YOUR OBJECTIVE:
Omit all pictures. Copy the rest of the material exactly.

══ DATA SECTION ══

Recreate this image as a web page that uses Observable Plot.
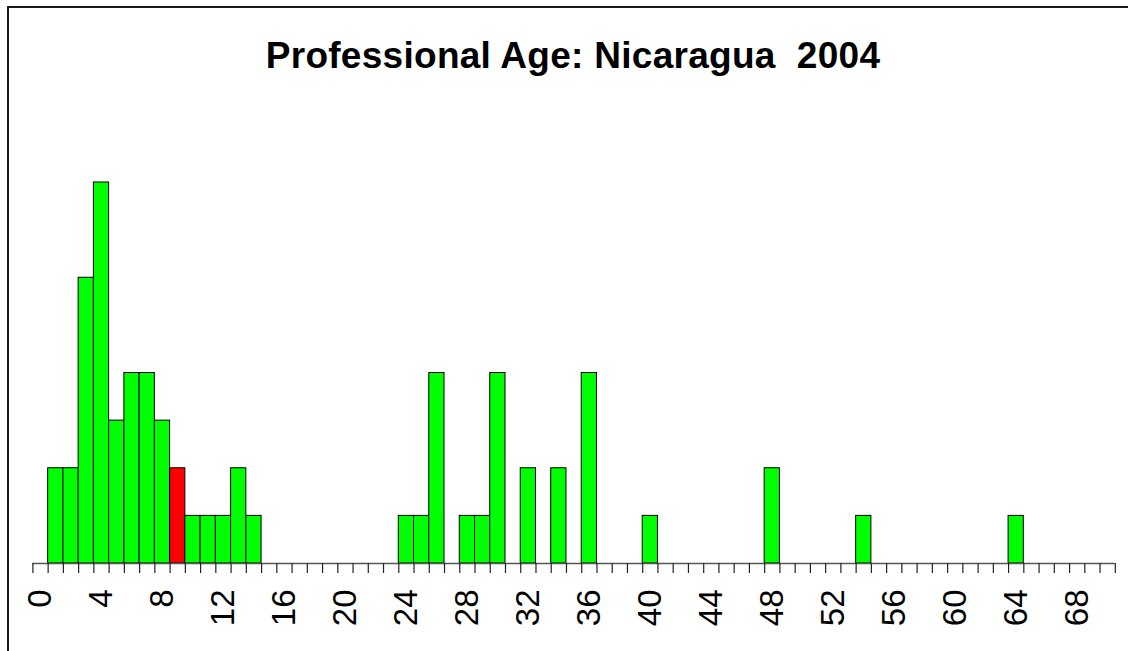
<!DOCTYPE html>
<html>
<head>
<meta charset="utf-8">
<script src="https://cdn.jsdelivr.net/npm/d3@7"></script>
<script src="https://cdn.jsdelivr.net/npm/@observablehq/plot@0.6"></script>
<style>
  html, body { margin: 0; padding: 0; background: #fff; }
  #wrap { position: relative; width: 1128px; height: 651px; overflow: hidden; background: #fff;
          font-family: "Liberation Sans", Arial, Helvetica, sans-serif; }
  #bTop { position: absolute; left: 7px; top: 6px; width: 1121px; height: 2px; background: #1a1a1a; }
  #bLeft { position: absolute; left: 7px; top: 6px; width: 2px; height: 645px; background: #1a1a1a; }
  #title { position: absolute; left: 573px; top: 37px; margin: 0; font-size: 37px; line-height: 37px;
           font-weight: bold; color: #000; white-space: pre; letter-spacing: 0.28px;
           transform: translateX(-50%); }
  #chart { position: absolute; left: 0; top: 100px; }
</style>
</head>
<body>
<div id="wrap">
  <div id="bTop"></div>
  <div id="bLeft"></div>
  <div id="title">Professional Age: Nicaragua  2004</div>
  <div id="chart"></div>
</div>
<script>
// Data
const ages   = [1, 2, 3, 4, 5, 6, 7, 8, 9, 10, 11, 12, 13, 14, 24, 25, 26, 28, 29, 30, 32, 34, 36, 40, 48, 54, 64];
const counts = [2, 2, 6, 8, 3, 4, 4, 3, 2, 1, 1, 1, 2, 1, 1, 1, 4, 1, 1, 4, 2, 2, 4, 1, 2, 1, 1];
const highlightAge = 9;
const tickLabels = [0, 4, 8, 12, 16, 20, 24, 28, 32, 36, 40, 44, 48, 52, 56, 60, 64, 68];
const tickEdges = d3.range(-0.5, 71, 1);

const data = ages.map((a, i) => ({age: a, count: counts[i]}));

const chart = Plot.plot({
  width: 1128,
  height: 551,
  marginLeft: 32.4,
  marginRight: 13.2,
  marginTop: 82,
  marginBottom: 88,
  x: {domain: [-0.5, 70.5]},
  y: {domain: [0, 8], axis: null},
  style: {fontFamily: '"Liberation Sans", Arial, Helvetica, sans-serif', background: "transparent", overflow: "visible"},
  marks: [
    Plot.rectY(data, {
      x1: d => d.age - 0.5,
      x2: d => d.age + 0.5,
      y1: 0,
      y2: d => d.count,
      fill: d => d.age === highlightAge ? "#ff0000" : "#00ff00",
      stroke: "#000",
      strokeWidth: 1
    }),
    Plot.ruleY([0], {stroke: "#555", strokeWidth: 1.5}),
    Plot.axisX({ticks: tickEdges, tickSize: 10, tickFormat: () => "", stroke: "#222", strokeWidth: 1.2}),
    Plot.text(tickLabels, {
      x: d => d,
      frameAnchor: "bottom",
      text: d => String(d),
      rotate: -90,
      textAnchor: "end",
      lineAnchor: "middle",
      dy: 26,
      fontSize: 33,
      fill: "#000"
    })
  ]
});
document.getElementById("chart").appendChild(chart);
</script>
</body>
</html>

═══

FINAL RESULT:
Recreate this image as a web page that uses Observable Plot.
<!DOCTYPE html>
<html>
<head>
<meta charset="utf-8">
<script src="https://cdn.jsdelivr.net/npm/d3@7"></script>
<script src="https://cdn.jsdelivr.net/npm/@observablehq/plot@0.6"></script>
<style>
  html, body { margin: 0; padding: 0; background: #fff; }
  #wrap { position: relative; width: 1128px; height: 651px; overflow: hidden; background: #fff;
          font-family: "Liberation Sans", Arial, Helvetica, sans-serif; }
  #bTop { position: absolute; left: 7px; top: 6px; width: 1121px; height: 2px; background: #1a1a1a; }
  #bLeft { position: absolute; left: 7px; top: 6px; width: 2px; height: 645px; background: #1a1a1a; }
  #title { position: absolute; left: 573px; top: 37px; margin: 0; font-size: 37px; line-height: 37px;
           font-weight: bold; color: #000; white-space: pre; letter-spacing: 0.28px;
           transform: translateX(-50%); }
  #chart { position: absolute; left: 0; top: 100px; }
</style>
</head>
<body>
<div id="wrap">
  <div id="bTop"></div>
  <div id="bLeft"></div>
  <div id="title">Professional Age: Nicaragua  2004</div>
  <div id="chart"></div>
</div>
<script>
// Data
const ages   = [1, 2, 3, 4, 5, 6, 7, 8, 9, 10, 11, 12, 13, 14, 24, 25, 26, 28, 29, 30, 32, 34, 36, 40, 48, 54, 64];
const counts = [2, 2, 6, 8, 3, 4, 4, 3, 2, 1, 1, 1, 2, 1, 1, 1, 4, 1, 1, 4, 2, 2, 4, 1, 2, 1, 1];
const highlightAge = 9;
const tickLabels = [0, 4, 8, 12, 16, 20, 24, 28, 32, 36, 40, 44, 48, 52, 56, 60, 64, 68];
const tickEdges = d3.range(-0.5, 71, 1);

const data = ages.map((a, i) => ({age: a, count: counts[i]}));

const chart = Plot.plot({
  width: 1128,
  height: 551,
  marginLeft: 32.4,
  marginRight: 13.2,
  marginTop: 82,
  marginBottom: 88,
  x: {domain: [-0.5, 70.5]},
  y: {domain: [0, 8], axis: null},
  style: {fontFamily: '"Liberation Sans", Arial, Helvetica, sans-serif', background: "transparent", overflow: "visible"},
  marks: [
    Plot.rectY(data, {
      x1: d => d.age - 0.5,
      x2: d => d.age + 0.5,
      y1: 0,
      y2: d => d.count,
      fill: d => d.age === highlightAge ? "#ff0000" : "#00ff00",
      stroke: "#000",
      strokeWidth: 1
    }),
    Plot.ruleY([0], {stroke: "#555", strokeWidth: 1.5}),
    Plot.axisX({ticks: tickEdges, tickSize: 10, tickFormat: () => "", stroke: "#222", strokeWidth: 1.2}),
    Plot.text(tickLabels, {
      x: d => d,
      frameAnchor: "bottom",
      text: d => String(d),
      rotate: -90,
      textAnchor: "end",
      lineAnchor: "middle",
      dy: 26,
      fontSize: 33,
      fill: "#000"
    })
  ]
});
document.getElementById("chart").appendChild(chart);
</script>
</body>
</html>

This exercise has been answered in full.